- Written instruction:
Transcribe every line exactly. Leave the pictures behind.

────────────────────

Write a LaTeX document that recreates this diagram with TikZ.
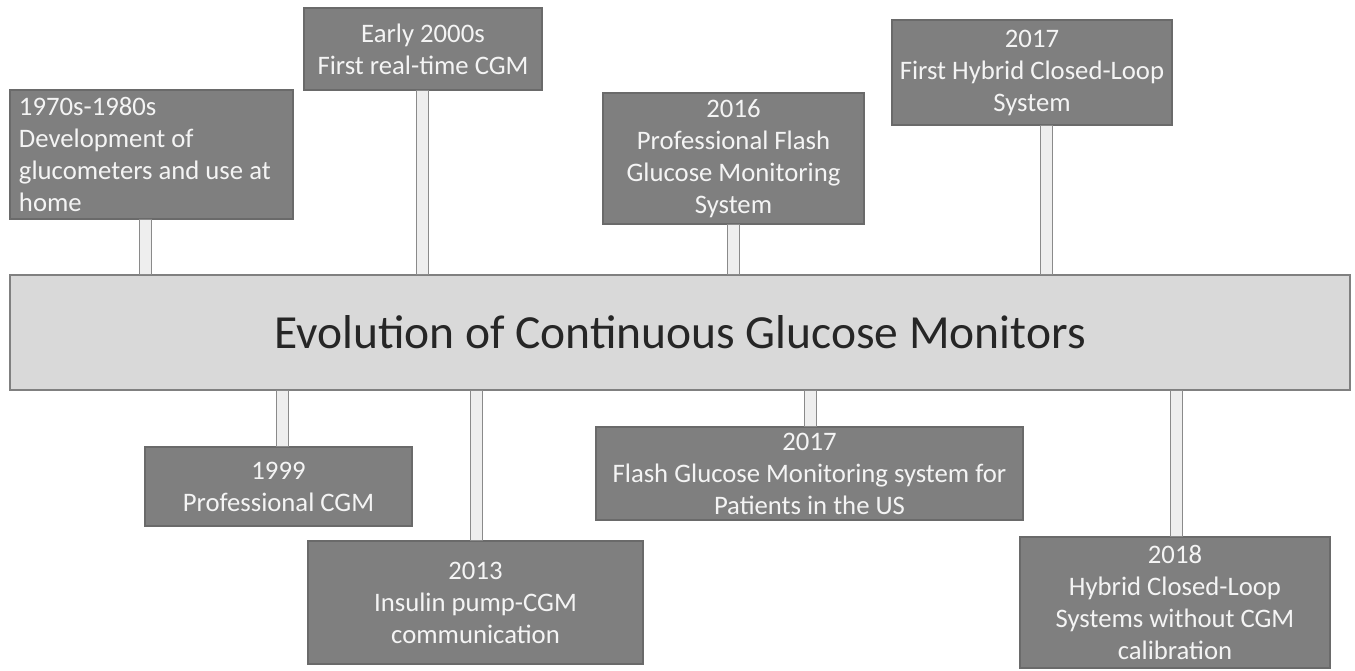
\documentclass[tikz,border=0pt]{standalone}
\usepackage{fontspec}
\setmainfont{Carlito}
\usetikzlibrary{calc}
\definecolor{boxfill}{HTML}{7F7F7F}
\definecolor{boxline}{HTML}{6A6A6A}
\definecolor{boxtext}{HTML}{F4F4F4}
\definecolor{barfill}{HTML}{D9D9D9}
\definecolor{barline}{HTML}{808080}
\definecolor{stemfill}{HTML}{EEEEEE}
\definecolor{stemline}{HTML}{8A8A8A}
\begin{document}
\begin{tikzpicture}[x=1pt,y=-1pt,
  evbox/.style={draw=boxline, line width=1.3pt, fill=boxfill, text=boxtext,
    font=\fontsize{26.7}{32}\selectfont, align=center, inner sep=0pt},
  evbar/.style={draw=barline, line width=1.3pt, fill=barfill, text=black!85,
    font=\fontsize{47.5}{56}\selectfont, inner sep=0pt},
  stemrect/.style={draw=stemline, line width=1pt, fill=stemfill}]
\useasboundingbox (0,0) rectangle (1355,671);
\fill[white] (0,0) rectangle (1355,671);

% nodes
\node[evbar, minimum width=1340pt, minimum height=115pt] (bar) at (680,332.5) {Evolution of Continuous Glucose Monitors};

\node[evbox, align=flush left, text width=265pt, minimum width=283pt, minimum height=129pt] (b1) at (151.5,154.5)
  {1970s-1980s\\Development of\\glucometers and use at\\home};
\node[evbox, minimum width=238pt, minimum height=82pt] (b2) at (423,49)
  {Early 2000s\\First real-time CGM};
\node[evbox, minimum width=261pt, minimum height=131pt] (b3) at (733.5,158.5)
  {2016\\Professional Flash\\Glucose Monitoring\\System};
\node[evbox, minimum width=280pt, minimum height=105pt] (b4) at (1032,72.5)
  {2017\\First Hybrid Closed-Loop\\System};
\node[evbox, minimum width=267pt, minimum height=79pt] (b5) at (278.5,486.5)
  {1999\\Professional CGM};
\node[evbox, minimum width=335pt, minimum height=123pt] (b6) at (475.5,602.5)
  {2013\\Insulin pump-CGM\\communication};
\node[evbox, minimum width=427pt, minimum height=93pt] (b7) at (809.5,473.5)
  {2017\\Flash Glucose Monitoring system for\\Patients in the US};
\node[evbox, minimum width=310pt, minimum height=131pt] (b8) at (1175,602.5)
  {2018\\Hybrid Closed-Loop\\Systems without CGM\\calibration};

% stem positions
\coordinate (s1) at (145,0);
\coordinate (s2) at (422,0);
\coordinate (s3) at (733,0);
\coordinate (s4) at (1046,0);
\coordinate (s5) at (282,0);
\coordinate (s6) at (476,0);
\coordinate (s7) at (810,0);
\coordinate (s8) at (1176,0);

% stems
\foreach \s/\b in {s1/b1,s2/b2,s3/b3,s4/b4}{
  \draw[stemrect] ($(\s |- \b.south)+(-6,0)$) rectangle ($(\s |- bar.north)+(6,0)$);
}
\foreach \s/\b in {s5/b5,s6/b6,s7/b7,s8/b8}{
  \draw[stemrect] ($(\s |- bar.south)+(-6,0)$) rectangle ($(\s |- \b.north)+(6,0)$);
}
\end{tikzpicture}
\end{document}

────────────────────

- Response to this task:
Write a LaTeX document that recreates this diagram with TikZ.
\documentclass[tikz,border=0pt]{standalone}
\usepackage{fontspec}
\setmainfont{Carlito}
\usetikzlibrary{calc}
\definecolor{boxfill}{HTML}{7F7F7F}
\definecolor{boxline}{HTML}{6A6A6A}
\definecolor{boxtext}{HTML}{F4F4F4}
\definecolor{barfill}{HTML}{D9D9D9}
\definecolor{barline}{HTML}{808080}
\definecolor{stemfill}{HTML}{EEEEEE}
\definecolor{stemline}{HTML}{8A8A8A}
\begin{document}
\begin{tikzpicture}[x=1pt,y=-1pt,
  evbox/.style={draw=boxline, line width=1.3pt, fill=boxfill, text=boxtext,
    font=\fontsize{26.7}{32}\selectfont, align=center, inner sep=0pt},
  evbar/.style={draw=barline, line width=1.3pt, fill=barfill, text=black!85,
    font=\fontsize{47.5}{56}\selectfont, inner sep=0pt},
  stemrect/.style={draw=stemline, line width=1pt, fill=stemfill}]
\useasboundingbox (0,0) rectangle (1355,671);
\fill[white] (0,0) rectangle (1355,671);

% nodes
\node[evbar, minimum width=1340pt, minimum height=115pt] (bar) at (680,332.5) {Evolution of Continuous Glucose Monitors};

\node[evbox, align=flush left, text width=265pt, minimum width=283pt, minimum height=129pt] (b1) at (151.5,154.5)
  {1970s-1980s\\Development of\\glucometers and use at\\home};
\node[evbox, minimum width=238pt, minimum height=82pt] (b2) at (423,49)
  {Early 2000s\\First real-time CGM};
\node[evbox, minimum width=261pt, minimum height=131pt] (b3) at (733.5,158.5)
  {2016\\Professional Flash\\Glucose Monitoring\\System};
\node[evbox, minimum width=280pt, minimum height=105pt] (b4) at (1032,72.5)
  {2017\\First Hybrid Closed-Loop\\System};
\node[evbox, minimum width=267pt, minimum height=79pt] (b5) at (278.5,486.5)
  {1999\\Professional CGM};
\node[evbox, minimum width=335pt, minimum height=123pt] (b6) at (475.5,602.5)
  {2013\\Insulin pump-CGM\\communication};
\node[evbox, minimum width=427pt, minimum height=93pt] (b7) at (809.5,473.5)
  {2017\\Flash Glucose Monitoring system for\\Patients in the US};
\node[evbox, minimum width=310pt, minimum height=131pt] (b8) at (1175,602.5)
  {2018\\Hybrid Closed-Loop\\Systems without CGM\\calibration};

% stem positions
\coordinate (s1) at (145,0);
\coordinate (s2) at (422,0);
\coordinate (s3) at (733,0);
\coordinate (s4) at (1046,0);
\coordinate (s5) at (282,0);
\coordinate (s6) at (476,0);
\coordinate (s7) at (810,0);
\coordinate (s8) at (1176,0);

% stems
\foreach \s/\b in {s1/b1,s2/b2,s3/b3,s4/b4}{
  \draw[stemrect] ($(\s |- \b.south)+(-6,0)$) rectangle ($(\s |- bar.north)+(6,0)$);
}
\foreach \s/\b in {s5/b5,s6/b6,s7/b7,s8/b8}{
  \draw[stemrect] ($(\s |- bar.south)+(-6,0)$) rectangle ($(\s |- \b.north)+(6,0)$);
}
\end{tikzpicture}
\end{document}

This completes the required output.